**Source code of charts:**
— begin —

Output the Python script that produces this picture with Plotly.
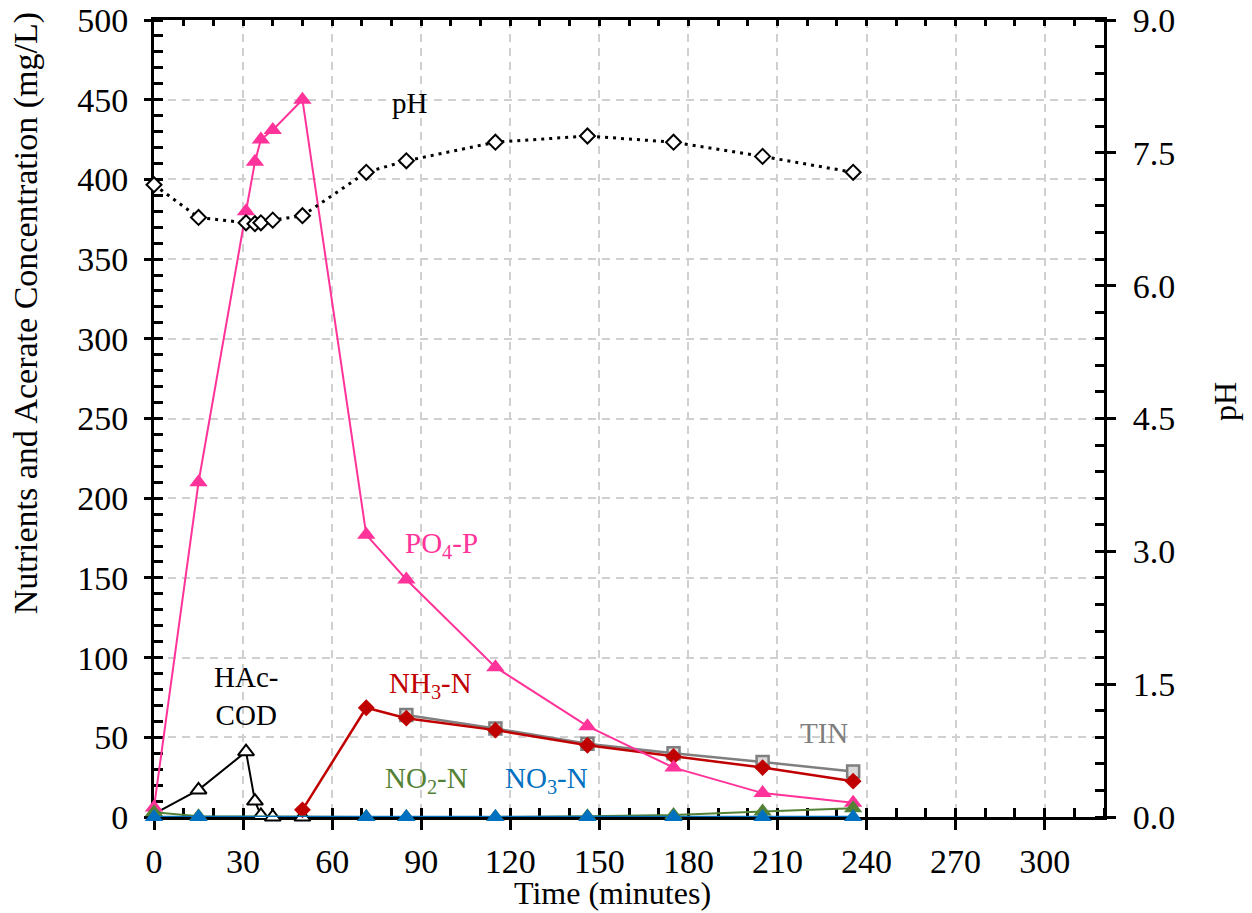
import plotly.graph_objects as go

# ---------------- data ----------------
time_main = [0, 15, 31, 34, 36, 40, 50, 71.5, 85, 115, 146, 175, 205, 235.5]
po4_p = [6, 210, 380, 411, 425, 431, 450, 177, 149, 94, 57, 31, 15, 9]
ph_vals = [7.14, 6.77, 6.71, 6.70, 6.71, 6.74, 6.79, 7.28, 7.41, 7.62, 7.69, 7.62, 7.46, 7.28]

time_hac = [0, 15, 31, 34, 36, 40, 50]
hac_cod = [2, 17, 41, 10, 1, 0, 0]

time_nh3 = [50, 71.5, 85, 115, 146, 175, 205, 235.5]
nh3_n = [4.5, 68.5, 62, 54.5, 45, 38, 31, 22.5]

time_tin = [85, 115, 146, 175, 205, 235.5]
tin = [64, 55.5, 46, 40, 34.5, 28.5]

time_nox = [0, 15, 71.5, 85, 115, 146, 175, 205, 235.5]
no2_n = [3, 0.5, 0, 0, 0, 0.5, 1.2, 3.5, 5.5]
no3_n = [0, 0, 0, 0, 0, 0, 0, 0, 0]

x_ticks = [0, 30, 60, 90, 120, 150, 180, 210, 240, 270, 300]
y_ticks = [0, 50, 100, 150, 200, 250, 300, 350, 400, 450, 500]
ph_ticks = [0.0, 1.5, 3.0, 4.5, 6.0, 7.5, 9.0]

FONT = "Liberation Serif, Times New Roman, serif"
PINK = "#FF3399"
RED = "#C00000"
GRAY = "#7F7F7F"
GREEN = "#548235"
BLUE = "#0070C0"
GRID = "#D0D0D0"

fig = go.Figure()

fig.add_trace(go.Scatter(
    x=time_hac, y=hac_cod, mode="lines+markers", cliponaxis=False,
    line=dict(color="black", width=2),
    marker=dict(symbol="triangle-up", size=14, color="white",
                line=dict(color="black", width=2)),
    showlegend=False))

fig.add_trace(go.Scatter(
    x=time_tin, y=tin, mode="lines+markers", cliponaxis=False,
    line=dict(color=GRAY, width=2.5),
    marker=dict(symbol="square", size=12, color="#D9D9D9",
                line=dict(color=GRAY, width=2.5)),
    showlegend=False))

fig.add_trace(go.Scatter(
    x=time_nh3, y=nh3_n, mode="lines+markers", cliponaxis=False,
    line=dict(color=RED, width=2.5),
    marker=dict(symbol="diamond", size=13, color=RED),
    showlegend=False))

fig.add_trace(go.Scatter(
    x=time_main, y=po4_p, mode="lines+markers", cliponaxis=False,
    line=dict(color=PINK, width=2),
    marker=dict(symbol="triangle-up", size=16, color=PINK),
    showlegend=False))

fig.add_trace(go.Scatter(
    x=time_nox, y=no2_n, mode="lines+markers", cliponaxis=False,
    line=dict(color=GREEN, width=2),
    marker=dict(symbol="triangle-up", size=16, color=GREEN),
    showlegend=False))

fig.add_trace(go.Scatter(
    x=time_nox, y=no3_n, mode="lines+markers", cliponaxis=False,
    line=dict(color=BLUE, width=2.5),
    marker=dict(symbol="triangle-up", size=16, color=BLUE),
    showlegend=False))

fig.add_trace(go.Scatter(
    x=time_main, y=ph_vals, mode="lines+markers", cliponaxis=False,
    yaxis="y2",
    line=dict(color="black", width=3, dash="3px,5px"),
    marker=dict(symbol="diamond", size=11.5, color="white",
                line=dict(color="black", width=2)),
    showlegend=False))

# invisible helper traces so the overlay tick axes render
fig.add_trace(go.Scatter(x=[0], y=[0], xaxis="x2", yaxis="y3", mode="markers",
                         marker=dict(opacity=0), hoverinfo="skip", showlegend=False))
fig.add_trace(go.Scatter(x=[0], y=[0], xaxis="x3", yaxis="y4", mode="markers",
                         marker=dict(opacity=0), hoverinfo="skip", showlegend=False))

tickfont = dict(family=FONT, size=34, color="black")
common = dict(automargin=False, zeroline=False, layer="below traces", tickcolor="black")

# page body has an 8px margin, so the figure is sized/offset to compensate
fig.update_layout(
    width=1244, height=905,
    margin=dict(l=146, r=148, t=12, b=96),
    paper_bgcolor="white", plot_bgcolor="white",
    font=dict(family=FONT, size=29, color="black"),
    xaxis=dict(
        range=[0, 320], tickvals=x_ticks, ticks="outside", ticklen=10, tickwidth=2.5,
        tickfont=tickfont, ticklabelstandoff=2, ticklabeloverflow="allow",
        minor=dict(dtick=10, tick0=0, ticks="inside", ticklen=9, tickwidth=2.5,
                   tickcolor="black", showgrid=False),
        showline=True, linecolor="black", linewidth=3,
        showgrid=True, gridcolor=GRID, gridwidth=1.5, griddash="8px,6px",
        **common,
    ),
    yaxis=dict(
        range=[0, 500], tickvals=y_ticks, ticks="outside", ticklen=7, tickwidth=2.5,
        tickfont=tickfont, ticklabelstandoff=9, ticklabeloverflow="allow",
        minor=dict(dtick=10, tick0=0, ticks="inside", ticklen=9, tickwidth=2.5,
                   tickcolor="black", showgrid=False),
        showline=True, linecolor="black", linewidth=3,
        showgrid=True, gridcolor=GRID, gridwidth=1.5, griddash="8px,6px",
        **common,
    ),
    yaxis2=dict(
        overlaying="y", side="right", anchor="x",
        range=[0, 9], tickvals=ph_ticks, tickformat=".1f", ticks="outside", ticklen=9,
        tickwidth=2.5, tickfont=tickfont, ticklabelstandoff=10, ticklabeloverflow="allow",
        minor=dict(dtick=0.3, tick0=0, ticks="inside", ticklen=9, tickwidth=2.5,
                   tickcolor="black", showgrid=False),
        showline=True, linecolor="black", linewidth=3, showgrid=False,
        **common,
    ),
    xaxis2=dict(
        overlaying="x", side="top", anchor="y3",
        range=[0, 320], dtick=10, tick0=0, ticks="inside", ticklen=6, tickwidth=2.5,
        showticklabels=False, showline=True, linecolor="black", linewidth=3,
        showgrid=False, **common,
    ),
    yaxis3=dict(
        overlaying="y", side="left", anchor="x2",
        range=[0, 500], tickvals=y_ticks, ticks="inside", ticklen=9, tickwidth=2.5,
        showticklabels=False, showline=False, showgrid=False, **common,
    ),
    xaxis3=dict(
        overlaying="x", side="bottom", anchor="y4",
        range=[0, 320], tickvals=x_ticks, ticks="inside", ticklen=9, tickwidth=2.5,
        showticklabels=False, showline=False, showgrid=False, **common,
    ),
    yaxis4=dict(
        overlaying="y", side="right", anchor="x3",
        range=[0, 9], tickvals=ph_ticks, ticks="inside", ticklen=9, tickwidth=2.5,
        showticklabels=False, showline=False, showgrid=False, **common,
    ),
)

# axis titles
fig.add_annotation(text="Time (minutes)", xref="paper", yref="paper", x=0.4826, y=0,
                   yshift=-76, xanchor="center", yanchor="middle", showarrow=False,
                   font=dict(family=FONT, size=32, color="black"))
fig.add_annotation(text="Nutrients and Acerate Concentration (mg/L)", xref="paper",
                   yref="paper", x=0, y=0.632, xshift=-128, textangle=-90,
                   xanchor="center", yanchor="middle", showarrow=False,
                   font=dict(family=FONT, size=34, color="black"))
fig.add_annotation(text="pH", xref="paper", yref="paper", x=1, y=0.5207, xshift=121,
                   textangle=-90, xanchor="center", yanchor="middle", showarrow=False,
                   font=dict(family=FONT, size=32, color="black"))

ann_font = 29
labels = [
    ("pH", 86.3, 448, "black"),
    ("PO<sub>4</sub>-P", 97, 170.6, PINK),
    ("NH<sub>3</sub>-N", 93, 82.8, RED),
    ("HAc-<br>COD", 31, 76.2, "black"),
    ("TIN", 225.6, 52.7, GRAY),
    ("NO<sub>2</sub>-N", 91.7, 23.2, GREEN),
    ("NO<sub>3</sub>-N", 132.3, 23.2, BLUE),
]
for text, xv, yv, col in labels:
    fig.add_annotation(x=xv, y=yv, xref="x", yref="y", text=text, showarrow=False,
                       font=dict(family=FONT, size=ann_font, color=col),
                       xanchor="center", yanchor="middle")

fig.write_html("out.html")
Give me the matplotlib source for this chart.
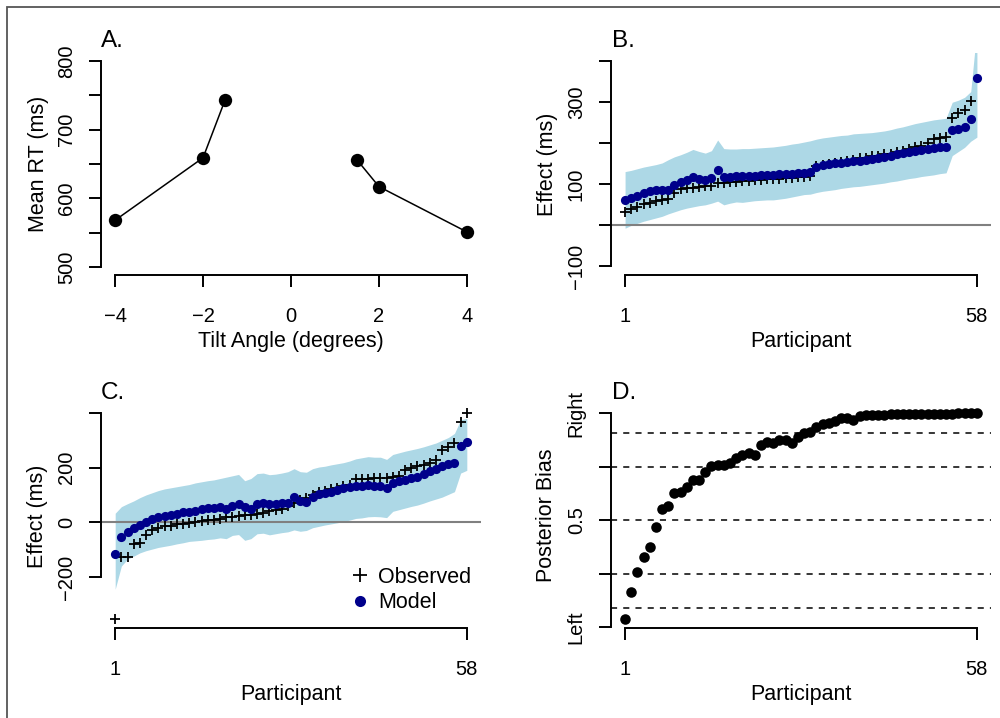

— end —

**Task details:** The lines from the start of the entries above through the one containing "hac_cod = [2, 17, 41, 10, 1, 0, 0]" are to be retyped exactly, and no others. Pictures are left out.

**Task response:**
Output the Python script that produces this picture with Plotly.
import plotly.graph_objects as go

# ---------------- data ----------------
time_main = [0, 15, 31, 34, 36, 40, 50, 71.5, 85, 115, 146, 175, 205, 235.5]
po4_p = [6, 210, 380, 411, 425, 431, 450, 177, 149, 94, 57, 31, 15, 9]
ph_vals = [7.14, 6.77, 6.71, 6.70, 6.71, 6.74, 6.79, 7.28, 7.41, 7.62, 7.69, 7.62, 7.46, 7.28]

time_hac = [0, 15, 31, 34, 36, 40, 50]
hac_cod = [2, 17, 41, 10, 1, 0, 0]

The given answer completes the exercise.